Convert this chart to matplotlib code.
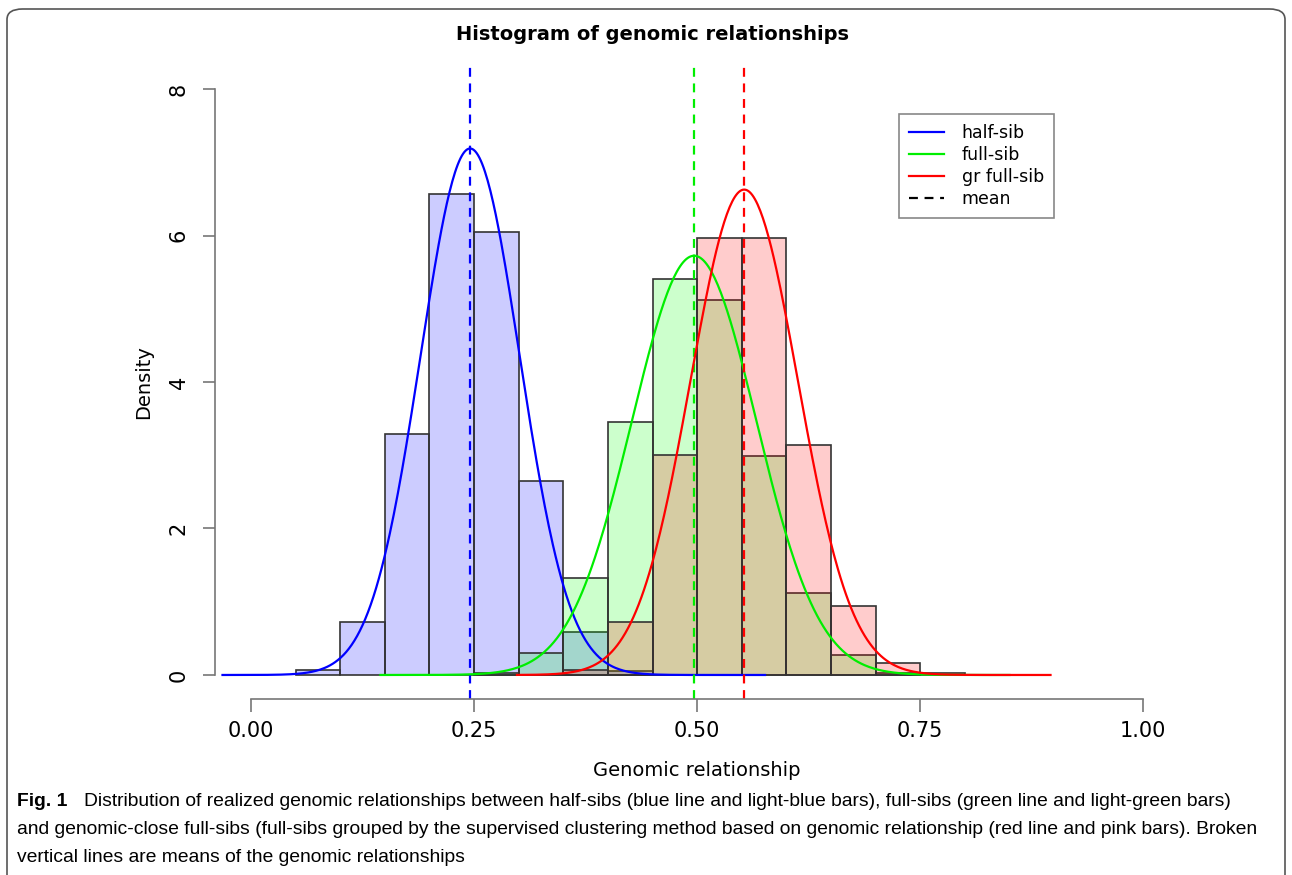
import numpy as np
import matplotlib
matplotlib.use("Agg")
import matplotlib.pyplot as plt
from matplotlib.lines import Line2D
from matplotlib.patches import FancyBboxPatch

# ---------------- DATA ----------------
BIN_W = 0.05
half_left = [0.05, 0.10, 0.15, 0.20, 0.25, 0.30, 0.35, 0.40]
half_dens = [0.07, 0.72, 3.29, 6.57, 6.05, 2.65, 0.58, 0.05]

full_left = [0.25, 0.30, 0.35, 0.40, 0.45, 0.50, 0.55, 0.60, 0.65, 0.70]
full_dens = [0.03, 0.30, 1.32, 3.46, 5.40, 5.12, 2.99, 1.12, 0.27, 0.03]

gr_left = [0.35, 0.40, 0.45, 0.50, 0.55, 0.60, 0.65, 0.70, 0.75]
gr_dens = [0.07, 0.73, 3.01, 5.96, 5.96, 3.14, 0.94, 0.17, 0.03]

# fitted normal curves: mean, sd, drawn range
half_mean, half_sd, half_rng = 0.2455, 0.0555, (-0.032, 0.576)
full_mean, full_sd, full_rng = 0.4966, 0.0697, (0.145, 0.85)
gr_mean, gr_sd, gr_rng = 0.5527, 0.0602, (0.298, 0.896)

x_ticks = [0.00, 0.25, 0.50, 0.75, 1.00]
x_ticklabels = ["0.00", "0.25", "0.50", "0.75", "1.00"]
y_ticks = [0, 2, 4, 6, 8]
# ------------------------------------------------------------

def dnorm(x, m, s):
    return np.exp(-0.5 * ((x - m) / s) ** 2) / (s * np.sqrt(2 * np.pi))

fig = plt.figure(figsize=(12.92, 8.75), dpi=100)
ax = fig.add_axes([215 / 1292, 1 - 699 / 875, (1179 - 215) / 1292, (699 - 65) / 875])

# bars: blue, green, red (red drawn last, as in the original)
ax.bar(half_left, half_dens, width=BIN_W, align="edge", color=(0, 0, 1, 0.2),
       edgecolor="#333333", linewidth=1.2)
ax.bar(full_left, full_dens, width=BIN_W, align="edge", color=(0, 1, 0, 0.2),
       edgecolor="#333333", linewidth=1.2)
ax.bar(gr_left, gr_dens, width=BIN_W, align="edge", color=(1, 0, 0, 0.2),
       edgecolor="#333333", linewidth=1.2)

for m, s, rng, c in [(half_mean, half_sd, half_rng, "#0000ff"),
                     (full_mean, full_sd, full_rng, "#00ee00"),
                     (gr_mean, gr_sd, gr_rng, "#ff0000")]:
    xs = np.linspace(rng[0], rng[1], 400)
    ax.plot(xs, dnorm(xs, m, s), color=c, lw=1.6)
    ax.axvline(m, color=c, lw=1.6, ls=(0, (4, 3)), clip_on=False)

ax.set_xlim(-0.0404, 1.04)
ax.set_ylim(-0.328, 8.328)

# R-style detached axes
for sp in ["top", "right"]:
    ax.spines[sp].set_visible(False)
ax.spines["left"].set_bounds(0, 8)
ax.spines["bottom"].set_bounds(0, 1)
for sp in ["left", "bottom"]:
    ax.spines[sp].set_color("#777777")
    ax.spines[sp].set_linewidth(1.2)
ax.set_xticks(x_ticks)
ax.set_xticklabels(x_ticklabels)
ax.set_yticks(y_ticks)
ax.set_yticklabels([str(v) for v in y_ticks], rotation=90, va="center")
ax.tick_params(axis="both", length=9, width=1.2, color="#777777",
               labelsize=15, pad=7)
ax.tick_params(axis="y", pad=10)

ax.set_xlabel("Genomic relationship", fontsize=14, labelpad=14)
ax.set_ylabel("Density", fontsize=14, labelpad=11)

fig.text(653 / 1292, 1 - 35 / 875, "Histogram of genomic relationships",
         ha="center", va="center", fontsize=14, fontweight="bold")

handles = [Line2D([], [], color="#0000ff", lw=1.6),
           Line2D([], [], color="#00ee00", lw=1.6),
           Line2D([], [], color="#ff0000", lw=1.6),
           Line2D([], [], color="black", lw=1.6, ls=(0, (4, 3)))]
leg = ax.legend(handles, ["half-sib", "full-sib", "gr full-sib", "mean"],
                loc="upper left", bbox_to_anchor=(899 / 1292, 1 - 114 / 875),
                bbox_transform=fig.transFigure, fontsize=12.5, fancybox=False,
                framealpha=1, edgecolor="#888888", borderpad=0.6, borderaxespad=0,
                labelspacing=0.22, handlelength=2.0, handletextpad=1.0)
leg.get_frame().set_linewidth(1.2)

# caption and frame
cap_font = ["Liberation Sans", "DejaVu Sans"]
cap_size = 13.9
fig.text(17 / 1292, 1 - 801 / 875, "Fig. 1", fontsize=cap_size, fontweight="bold",
         family=cap_font, va="center", ha="left")
fig.text(84 / 1292, 1 - 801 / 875,
         "Distribution of realized genomic relationships between half-sibs (blue line and light-blue bars), "
         "full-sibs (green line and light-green bars)",
         fontsize=cap_size, family=cap_font, va="center", ha="left")
fig.text(17 / 1292, 1 - 830 / 875,
         "and genomic-close full-sibs (full-sibs grouped by the supervised clustering method based on "
         "genomic relationship (red line and pink bars). Broken",
         fontsize=cap_size, family=cap_font, va="center", ha="left")
fig.text(17 / 1292, 1 - 858 / 875,
         "vertical lines are means of the genomic relationships",
         fontsize=cap_size, family=cap_font, va="center", ha="left")

frame = FancyBboxPatch((7 / 1292, -0.02), (1285 - 7) / 1292, (1 - 9 / 875) + 0.02,
                       boxstyle="round,pad=0,rounding_size=0.012",
                       transform=fig.transFigure, fill=False,
                       edgecolor="#555555", linewidth=1.2)
fig.patches.append(frame)

plt.savefig("out.png", dpi=100)
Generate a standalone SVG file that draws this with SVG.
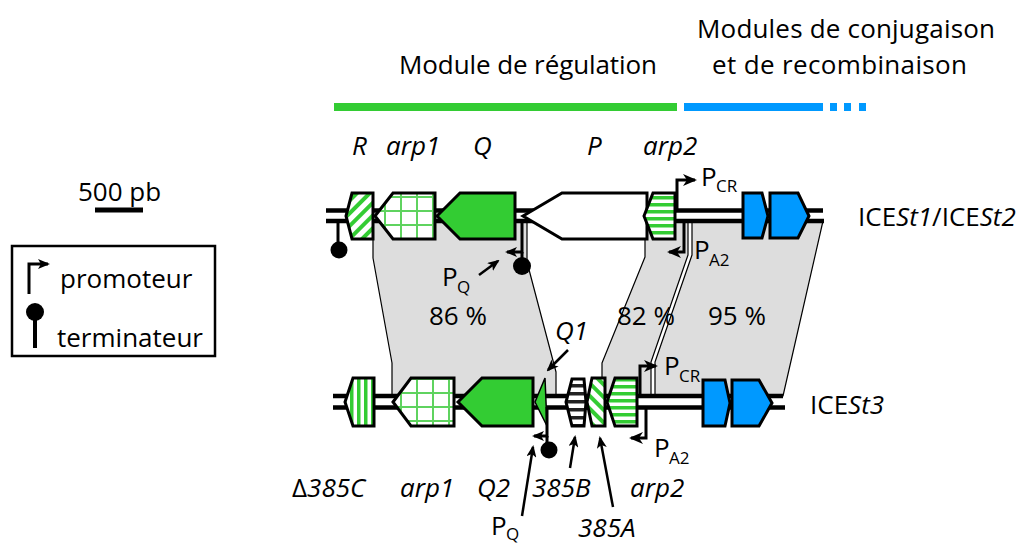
<svg xmlns="http://www.w3.org/2000/svg" width="1028" height="545" viewBox="0 0 1028 545">
<defs>
<style>
text{font-family:"Open Sans","Noto Sans",sans-serif;font-size:26px;fill:#000}
.it{font-style:italic}
.sub{font-size:17px}
.gene{stroke:#000;stroke-width:3;stroke-linejoin:miter}
.dna{stroke:#000;stroke-width:4.5;fill:none}
.reg{fill:#dddddd;stroke:#000;stroke-width:1.2;stroke-linejoin:round}
.pro{stroke:#000;stroke-width:3;fill:none}
.ann{stroke:#000;stroke-width:2.5;fill:none}
.green{fill:#33cc33}
.blue{fill:#0099ff}
</style>
<marker id="ah" markerUnits="userSpaceOnUse" markerWidth="14" markerHeight="12" refX="12" refY="6" orient="auto">
<path d="M0,0 L14,6 L0,12 L4,6 Z" fill="#000"/>
</marker>
<marker id="ah2" markerUnits="userSpaceOnUse" markerWidth="12" markerHeight="10" refX="10" refY="5" orient="auto">
<path d="M0,0 L12,5 L0,10 L3,5 Z" fill="#000"/>
</marker>
<pattern id="diagR" patternUnits="userSpaceOnUse" width="9" height="9" patternTransform="rotate(45)">
<rect width="9" height="9" fill="#fff"/><rect width="4" height="9" fill="#33cc33"/>
</pattern>
<pattern id="diagL" patternUnits="userSpaceOnUse" width="9" height="9" patternTransform="rotate(-45)">
<rect width="9" height="9" fill="#fff"/><rect width="4" height="9" fill="#33cc33"/>
</pattern>
<pattern id="hstr" patternUnits="userSpaceOnUse" width="7" height="7">
<rect width="7" height="7" fill="#fff"/><rect width="7" height="3.5" fill="#33cc33"/>
</pattern>
<pattern id="vstr" patternUnits="userSpaceOnUse" width="7" height="7">
<rect width="7" height="7" fill="#fff"/><rect width="3.5" height="7" fill="#33cc33"/>
</pattern>
<pattern id="bstr" patternUnits="userSpaceOnUse" width="8" height="8">
<rect width="8" height="8" fill="#fff"/><rect width="8" height="3.5" fill="#222"/>
</pattern>
<pattern id="grid" patternUnits="userSpaceOnUse" width="16" height="14">
<rect width="16" height="14" fill="#fff"/><rect x="0" width="2" height="14" fill="#5fd35f"/><rect y="0" width="16" height="2" fill="#5fd35f"/>
</pattern>
</defs>

<!-- Titles -->
<g id="titles">
<text x="697" y="38" textLength="298">Modules de conjugaison</text>
<text x="712" y="74" textLength="255">et de recombinaison</text>
<text x="399" y="74" textLength="258">Module de régulation</text>
<rect x="334" y="103" width="343" height="8" fill="#33cc33"/>
<rect x="684" y="103" width="139" height="8" fill="#0099ff"/>
<rect x="830" y="103" width="7" height="8" fill="#0099ff"/>
<rect x="844" y="103" width="7" height="8" fill="#0099ff"/>
<rect x="859" y="103" width="7" height="8" fill="#0099ff"/>
</g>

<!-- Legend -->
<g id="scale">
<text x="78" y="201">500 pb</text>
<line x1="95" y1="210" x2="143" y2="210" stroke="#000" stroke-width="5"/>
</g>
<g id="legend">
<rect x="12" y="246" width="203" height="110" fill="#fff" stroke="#000" stroke-width="2.5"/>
<path d="M29,294 L29,264 L48,264" class="pro" marker-end="url(#ah2)"/>
<text x="60" y="288">promoteur</text>
<circle cx="35" cy="312" r="9" fill="#000"/>
<line x1="35" y1="312" x2="35" y2="348" stroke="#000" stroke-width="4"/>
<text x="57" y="347">terminateur</text>
</g>

<!-- Connectors: homology regions -->
<g id="connectors">
<polygon class="reg" points="373,221 527,221 527,262 556,372 556,396 392,396 392,363 373,258"/>
<polygon class="reg" points="645,221 688,221 688,255 651,362 651,396 602,396 602,363 645,257"/>
<polygon class="reg" points="692,221 823,221 783,396 655,396 655,362 692,255"/>
</g>

<!-- DNA -->
<g id="dna-top">
<line class="dna" x1="326" y1="210.5" x2="823" y2="210.5"/>
<line class="dna" x1="326" y1="221" x2="824" y2="221"/>
</g>
<g id="dna-bottom">
<line class="dna" x1="333" y1="396" x2="783" y2="396"/>
<line class="dna" x1="333" y1="407.5" x2="785" y2="407.5"/>
</g>

<!-- Top genes -->
<g id="gene-R"><polygon class="gene" fill="url(#diagR)" points="352,193 373,193 373,239 352,239 346,216"/></g>
<g id="gene-arp1-top"><polygon class="gene" fill="url(#grid)" points="375,216 393,193 435,193 435,239 393,239"/></g>
<g id="gene-Q"><polygon class="gene green" points="437,216 460,193 515,193 515,239 460,239"/></g>
<g id="gene-P"><polygon class="gene" fill="#fff" points="523,216 562,193 647,193 647,239 562,239"/></g>
<g id="gene-arp2-top"><polygon class="gene" fill="url(#hstr)" points="644,216 653,193 675,193 675,239 653,239"/></g>
<g id="gene-blue1-top"><polygon class="gene blue" points="743,193 762,193 768,216 762,238 743,238"/></g>
<g id="gene-blue2-top"><polygon class="gene blue" points="770,193 798,193 809,216 798,238 770,238"/></g>

<!-- Top promoters / terminators -->
<g id="term-R">
<line x1="338" y1="221" x2="338" y2="245" stroke="#000" stroke-width="3"/>
<circle cx="339" cy="250" r="8.5" fill="#000"/>
</g>
<g id="prom-PQ-top">
<path class="pro" d="M522,221 L522,252 L507,252" marker-end="url(#ah2)"/>
<line x1="522" y1="252" x2="522" y2="262" stroke="#000" stroke-width="3"/>
<circle cx="522" cy="266" r="9" fill="#000"/>
</g>
<g id="prom-PCR-top"><path class="pro" d="M677,210 L677,180 L695,180" marker-end="url(#ah)"/></g>
<g id="prom-PA2-top"><path class="pro" d="M684,221 L684,252 L669,252" marker-end="url(#ah)"/></g>

<!-- Bottom genes -->
<g id="gene-d385C"><polygon class="gene" fill="url(#vstr)" points="353,378 374,378 374,426 353,426 345,402"/></g>
<g id="gene-arp1-bot"><polygon class="gene" fill="url(#grid)" points="393,402 411,378 454,378 454,426 411,426"/></g>
<g id="gene-Q2"><polygon class="gene green" points="458,402 482,378 533,378 533,426 482,426"/></g>
<g id="gene-Q1"><polygon class="green" stroke="#000" stroke-width="1.5" points="545,378 547,426 535,402"/></g>
<g id="gene-385B"><polygon class="gene" fill="url(#bstr)" points="572,379 584,379 586,402 584,426 572,426 566,402"/></g>
<g id="gene-385A"><polygon class="gene" fill="url(#diagL)" points="592,378 605,378 605,426 592,426 587,402"/></g>
<g id="gene-arp2-bot"><polygon class="gene" fill="url(#hstr)" points="607,402 615,378 637,378 637,426 615,426"/></g>
<g id="gene-blue1-bot"><polygon class="gene blue" points="703,380 725,380 730,403 725,426 703,426"/></g>
<g id="gene-blue2-bot"><polygon class="gene blue" points="732,380 759,380 772,403 759,426 732,426"/></g>

<!-- Bottom promoters / terminators -->
<g id="prom-PQ-bot">
<path class="pro" d="M547,407 L547,436 L534,436" marker-end="url(#ah2)"/>
<line x1="547" y1="436" x2="547" y2="445" stroke="#000" stroke-width="3"/>
<circle cx="549" cy="450" r="8.5" fill="#000"/>
</g>
<g id="prom-PCR-bot"><path class="pro" d="M640,396 L640,366 L656,366" marker-end="url(#ah)"/></g>
<g id="prom-PA2-bot"><path class="pro" d="M646,408 L646,438 L631,438" marker-end="url(#ah)"/></g>

<!-- Annotation arrows -->
<g id="annot-arrows">
<line class="ann" x1="479" y1="275" x2="498" y2="261" marker-end="url(#ah2)"/>
<line class="ann" x1="568" y1="350" x2="548" y2="370" marker-end="url(#ah2)"/>
<line class="ann" x1="522" y1="516" x2="533" y2="447" marker-end="url(#ah2)"/>
<line class="ann" x1="570" y1="468" x2="575" y2="437" marker-end="url(#ah2)"/>
<line class="ann" x1="613" y1="507" x2="600" y2="438" marker-end="url(#ah2)"/>
</g>

<!-- Labels -->
<g id="labels">
<text class="it" x="352" y="155">R</text>
<text class="it" x="386" y="155">arp1</text>
<text class="it" x="473" y="155">Q</text>
<text class="it" x="587" y="155">P</text>
<text class="it" x="643" y="155">arp2</text>
<text x="701" y="186">P</text><text class="sub" x="716" y="192">CR</text>
<text x="694" y="259">P</text><text class="sub" x="709" y="266">A2</text>
<text x="858" y="226">ICE<tspan class="it">St1</tspan>/ICE<tspan class="it">St2</tspan></text>
<text x="442" y="286">P</text><text class="sub" x="457" y="293">Q</text>
<text x="429" y="325">86 %</text>
<text x="617" y="325">82 %</text>
<text x="708" y="325">95 %</text>
<text class="it" x="555" y="340">Q1</text>
<text x="664" y="375">P</text><text class="sub" x="679" y="382">CR</text>
<text x="810" y="414">ICE<tspan class="it">St3</tspan></text>
<text x="654" y="457">P</text><text class="sub" x="669" y="464">A2</text>
<text x="292" y="497">Δ<tspan class="it">385C</tspan></text>
<text class="it" x="400" y="497">arp1</text>
<text class="it" x="477" y="497">Q2</text>
<text class="it" x="532" y="497">385B</text>
<text class="it" x="630" y="497">arp2</text>
<text x="491" y="535">P</text><text class="sub" x="506" y="540">Q</text>
<text class="it" x="578" y="537">385A</text>
</g>
</svg>
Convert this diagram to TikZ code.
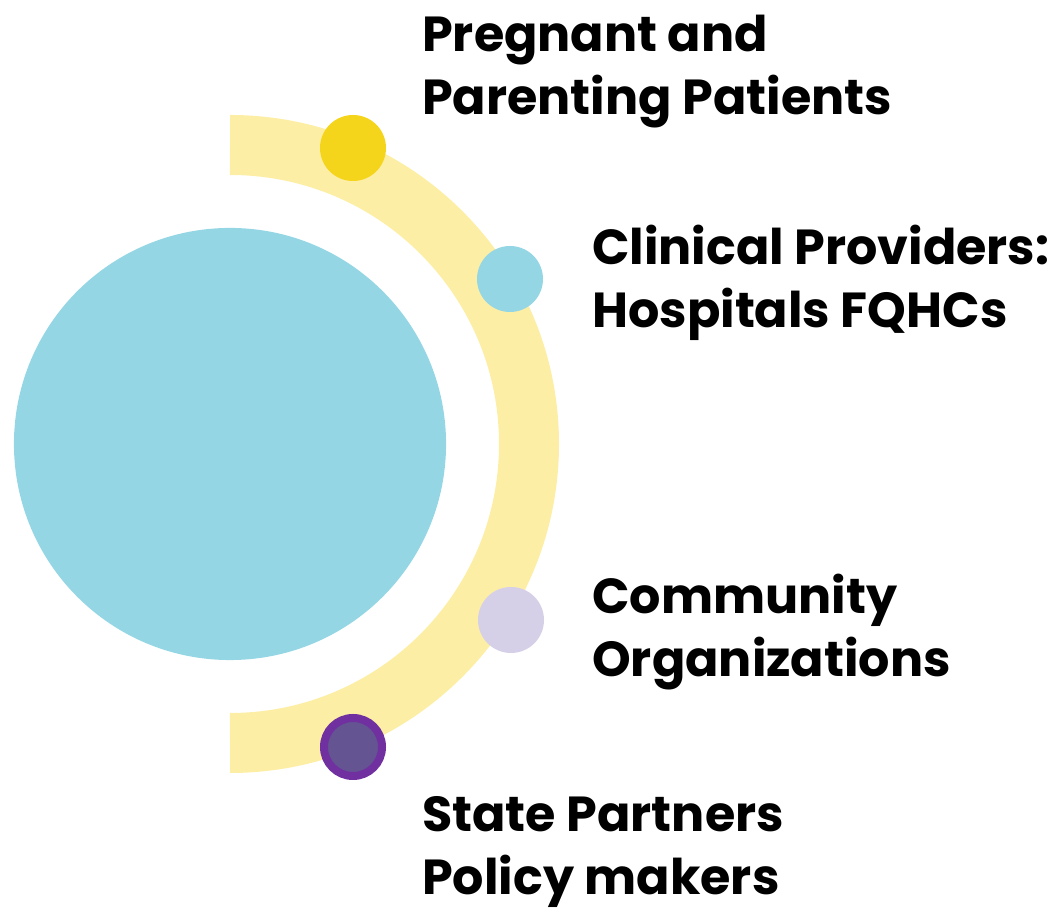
\documentclass[tikz,border=0pt]{standalone}
\usepackage{fontspec}
\setmainfont{Poppins}
\usepackage{xcolor}
\usepackage{tikz}
\usetikzlibrary{positioning}

\definecolor{ringyellow}{HTML}{FDEEA6}
\definecolor{dotyellow}{HTML}{F5D51C}
\definecolor{hubblue}{HTML}{95D6E5}
\definecolor{dotlavender}{HTML}{D6CFE8}
\definecolor{edgepurple}{HTML}{7030A0}
\definecolor{fillpurple}{HTML}{645592}

\begin{document}
\begin{tikzpicture}[
        x=0.025cm, y=0.025cm,
        ring/.style={draw=ringyellow, line width=1.5cm},
        hub/.style={circle, fill=hubblue, inner sep=0pt, minimum size=10.8cm},
        dot/.style={circle, inner sep=0pt, minimum size=1.65cm},
        ringdot/.style={circle, inner sep=0pt, minimum size=1.45cm, line width=0.2cm},
        grouplabel/.style={anchor=base west, align=left, inner sep=0pt,
            font=\fontsize{35}{45}\selectfont\bfseries}
    ]

    %=== Canvas ===%
    \useasboundingbox (0,0) rectangle (1054,913);

    %=== Hub and ring ===%
    \node[hub] (hub) at (230,469) {};
    \draw[ring] (230,469) ++(90:299) arc[start angle=90, end angle=-90, radius=299];

    %=== Group Macro ===%
    \newcommand{\group}[6]{
        \node[#4] (#1) at (#2,#3) {};
        \node[grouplabel] (#1-label) at #5 {#6};
    }

    %=== GROUPS ===%
    \group{patients}{353}{765}{dot, fill=dotyellow}{(422,798)}{Pregnant and\\Parenting Patients};

    \group{providers}{510}{634}{dot, fill=hubblue}{(592,585)}{Clinical Providers:\\Hospitals FQHCs};

    \group{community}{511}{293}{dot, fill=dotlavender}{(592,236)}{Community\\Organizations};

    \group{state}{353}{166}{ringdot, draw=edgepurple, fill=fillpurple}{(422,18)}{State Partners\\Policy makers};
\end{tikzpicture}
\end{document}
+++
What you need to do: Copy exactly the lines from the first line of the records above through the line with "half_dens = [0.07, 0.72, 3.29, 6.57, 6.05, 2.65, 0.58, 0.05]", both included, and nothing else. Pictures stay out.

Response for this exercise:
Convert this chart to matplotlib code.
import numpy as np
import matplotlib
matplotlib.use("Agg")
import matplotlib.pyplot as plt
from matplotlib.lines import Line2D
from matplotlib.patches import FancyBboxPatch

# ---------------- DATA ----------------
BIN_W = 0.05
half_left = [0.05, 0.10, 0.15, 0.20, 0.25, 0.30, 0.35, 0.40]
half_dens = [0.07, 0.72, 3.29, 6.57, 6.05, 2.65, 0.58, 0.05]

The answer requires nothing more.